The central bank’s key message was that the Middle East conflict poses a short-term inflation threat, but medium-term inflation expectations remain anchored.

Inflation

ECB staff raised the 2026 inflation forecast to 2.6%, up sharply from earlier projections. In more severe energy scenarios, inflation could rise much higher.

Economic Growth

The ECB cut its 2026 GDP growth forecast to 0.9% from 1.2%, reinforcing a “slow growth, not collapse” outlook.

China

Economic Growth

China’s early-2026 activity data were better than feared:

  • Industrial output: +6.3% year-on-year

  • Retail sales: +2.8%

  • Fixed-asset investment: +1.8%

This suggested the economy entered 2026 with more momentum than the weak PMI readings alone implied.

Jobs

  • Urban surveyed unemployment rate: 5.3%

Labour conditions remain soft enough to keep policymakers cautious.

Property / Domestic Demand

The property sector remained the clearest drag:

  • Real-estate investment: down about 11%

  • Home sales: down around 22%

So the story is still one of industry and exports partly offsetting a fragile domestic property cycle.

Japan

Debt Securities / Policy

Japan remained a major global duration driver. 10-year JGB yields stayed in the low-2% range, still very high by Japanese standards and enough to influence global bond pricing and FX hedging costs.

Economic Growth / Fiscal Backdrop

The main concern was not a new GDP surprise, but the interaction between higher yields, fiscal expectations and inflation risk under the new political backdrop.

Jobs / Wages

Wage negotiations remained critical. Strong pay demands would reinforce the Bank of Japan’s tightening bias and keep markets sensitive to further yield pressure.

Australia

Debt Securities / Policy

Australia remained the major outlier among advanced economies. The RBA raised the cash rate by 25 basis points to 4.10% on 17 March in a 5–4 split decision.

Inflation

Inflation remained sticky:

  • Inflation: 3.8% year-on-year

The persistence of inflation, combined with war-related energy risks, kept the central bank in tightening mode.

Jobs

The labour picture softened, but not enough to remove inflation concerns:

  • Unemployment rate: 4.3%

  • Employment growth: 48,900

  • Full-time employment: −30,500

  • Part-time employment: +79,400

That mix was softer, but still not weak enough to decisively change the policy debate.

New Zealand

Debt Securities / Policy

New Zealand remained more accommodative in tone than Australia.
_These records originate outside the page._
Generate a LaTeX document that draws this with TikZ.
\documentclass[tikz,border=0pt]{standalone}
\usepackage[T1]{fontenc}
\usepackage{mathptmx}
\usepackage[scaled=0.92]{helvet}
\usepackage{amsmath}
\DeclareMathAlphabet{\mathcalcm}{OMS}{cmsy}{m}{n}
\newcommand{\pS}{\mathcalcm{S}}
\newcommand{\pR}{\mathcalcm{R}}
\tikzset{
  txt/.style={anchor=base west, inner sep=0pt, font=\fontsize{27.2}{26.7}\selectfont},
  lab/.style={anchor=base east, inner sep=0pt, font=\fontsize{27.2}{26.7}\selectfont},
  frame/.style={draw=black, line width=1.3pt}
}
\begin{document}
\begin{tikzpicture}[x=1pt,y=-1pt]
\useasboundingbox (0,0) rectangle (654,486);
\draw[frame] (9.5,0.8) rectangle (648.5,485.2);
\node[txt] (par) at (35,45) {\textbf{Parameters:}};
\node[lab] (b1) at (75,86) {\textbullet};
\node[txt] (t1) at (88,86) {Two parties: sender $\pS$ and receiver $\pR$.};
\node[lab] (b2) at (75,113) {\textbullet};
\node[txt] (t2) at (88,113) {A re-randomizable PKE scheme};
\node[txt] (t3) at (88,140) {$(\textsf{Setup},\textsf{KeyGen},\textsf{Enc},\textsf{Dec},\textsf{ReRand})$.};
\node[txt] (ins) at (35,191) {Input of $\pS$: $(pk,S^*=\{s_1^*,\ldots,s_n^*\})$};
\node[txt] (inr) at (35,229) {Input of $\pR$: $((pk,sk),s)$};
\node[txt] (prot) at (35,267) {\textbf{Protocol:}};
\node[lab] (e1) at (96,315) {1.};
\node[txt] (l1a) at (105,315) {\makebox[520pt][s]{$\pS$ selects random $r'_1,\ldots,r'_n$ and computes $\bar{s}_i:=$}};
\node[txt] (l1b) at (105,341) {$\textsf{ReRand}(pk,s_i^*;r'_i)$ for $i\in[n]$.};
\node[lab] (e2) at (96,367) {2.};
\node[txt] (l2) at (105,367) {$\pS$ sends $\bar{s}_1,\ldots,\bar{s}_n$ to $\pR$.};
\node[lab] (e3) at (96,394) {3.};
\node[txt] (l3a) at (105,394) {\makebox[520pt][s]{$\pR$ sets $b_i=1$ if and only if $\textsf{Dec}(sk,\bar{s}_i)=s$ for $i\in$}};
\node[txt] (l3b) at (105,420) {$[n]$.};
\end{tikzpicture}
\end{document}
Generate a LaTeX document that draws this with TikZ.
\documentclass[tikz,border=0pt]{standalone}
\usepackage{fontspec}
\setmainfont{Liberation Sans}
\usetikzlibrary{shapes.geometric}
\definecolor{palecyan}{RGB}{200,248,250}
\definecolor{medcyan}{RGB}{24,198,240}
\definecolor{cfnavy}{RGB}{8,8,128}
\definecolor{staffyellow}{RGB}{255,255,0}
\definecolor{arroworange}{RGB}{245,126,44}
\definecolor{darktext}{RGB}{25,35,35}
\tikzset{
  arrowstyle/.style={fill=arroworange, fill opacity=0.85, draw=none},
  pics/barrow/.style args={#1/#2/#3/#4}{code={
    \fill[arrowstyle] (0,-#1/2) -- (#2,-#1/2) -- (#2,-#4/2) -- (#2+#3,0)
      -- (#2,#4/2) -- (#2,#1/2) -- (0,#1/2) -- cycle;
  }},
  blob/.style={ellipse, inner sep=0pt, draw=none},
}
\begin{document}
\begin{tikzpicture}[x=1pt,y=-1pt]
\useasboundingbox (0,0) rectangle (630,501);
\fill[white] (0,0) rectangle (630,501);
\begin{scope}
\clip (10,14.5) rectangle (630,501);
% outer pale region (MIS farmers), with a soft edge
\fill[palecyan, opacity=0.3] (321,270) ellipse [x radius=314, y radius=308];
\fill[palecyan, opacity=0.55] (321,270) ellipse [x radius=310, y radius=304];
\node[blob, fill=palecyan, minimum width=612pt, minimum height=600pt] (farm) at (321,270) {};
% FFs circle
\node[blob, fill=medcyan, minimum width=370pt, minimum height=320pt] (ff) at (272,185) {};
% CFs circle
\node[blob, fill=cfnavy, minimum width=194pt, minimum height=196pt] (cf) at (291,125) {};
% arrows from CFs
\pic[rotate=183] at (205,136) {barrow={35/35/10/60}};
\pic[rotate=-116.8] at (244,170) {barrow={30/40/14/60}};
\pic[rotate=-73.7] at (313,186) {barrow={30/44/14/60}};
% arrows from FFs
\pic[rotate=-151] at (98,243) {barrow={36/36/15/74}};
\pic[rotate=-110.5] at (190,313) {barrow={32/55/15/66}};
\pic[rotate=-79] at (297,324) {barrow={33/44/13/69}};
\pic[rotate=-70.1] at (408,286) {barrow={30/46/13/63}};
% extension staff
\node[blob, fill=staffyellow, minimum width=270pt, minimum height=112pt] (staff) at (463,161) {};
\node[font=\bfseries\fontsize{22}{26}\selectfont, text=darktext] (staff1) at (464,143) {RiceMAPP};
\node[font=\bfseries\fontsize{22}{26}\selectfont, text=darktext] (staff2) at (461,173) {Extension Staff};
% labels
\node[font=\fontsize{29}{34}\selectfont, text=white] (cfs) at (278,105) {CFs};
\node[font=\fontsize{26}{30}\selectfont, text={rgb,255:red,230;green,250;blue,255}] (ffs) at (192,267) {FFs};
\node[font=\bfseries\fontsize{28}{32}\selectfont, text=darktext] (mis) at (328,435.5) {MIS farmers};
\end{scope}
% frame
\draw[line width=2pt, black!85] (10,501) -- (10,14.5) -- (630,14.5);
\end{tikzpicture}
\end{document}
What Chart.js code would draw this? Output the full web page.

The RBNZ held the OCR at 2.25% and reiterated that inflation should move back toward target as spare capacity builds.

Inflation

  • CPI at end-2025: 3.1%

Inflation remains a little above target, but the direction is expected to be downward.

Economic Growth

The economy remains in an early-stage recovery:

  • GDP growth (September 2025 quarter): +1.1% quarter-on-quarter

  • Annual average growth: −0.5%

That means the recovery is real, but still shallow.

Singapore

Economic Growth / Trade

Singapore remained one of the cleaner growth stories in Asia:

  • Total merchandise trade: +13.6% year-on-year

  • NODX: +4.0% year-on-year

Trade performance continued to show resilience despite global uncertainty.

AI / Strategy

Singapore continued to position AI as a strategic growth driver, linking macro resilience directly to skills, productivity and industrial upgrading rather than treating AI as only a stock-market theme.

Inflation

Inflation remained benign:

  • Inflation: around 1.4% year-on-year

That left Singapore looking comparatively stable in a week when many larger economies faced renewed inflation stress.

Switzerland

Inflation

Switzerland remained the clearest deflation-risk case among developed economies:

  • Inflation: 0.1% year-on-year

That is low enough for policymakers to worry more about deflation than overheating.

Debt Securities / Policy

With policy rates already at 0%, the main issue is not rate hikes but whether further Swiss franc strength tightens conditions too aggressively and pushes the economy toward outright deflation.

What This Week Meant for Investors

  • The Iran war turned energy back into a first-order macro variable.

  • The US faces a more uncomfortable mix of weaker growth and persistent inflation risk.

  • The UK is increasingly exposed to stagflation risk.

  • The Eurozone remains more stable, but the inflation outlook has worsened materially.

  • China’s industry held up better than feared, but property remains a major drag.

  • Japan continues to transmit bond-market stress globally.

  • Australia and New Zealand are diverging more clearly in policy tone.

  • Singapore remains one of the cleaner AI-and-trade beneficiaries.

  • Switzerland is still the clearest developed-market deflation case.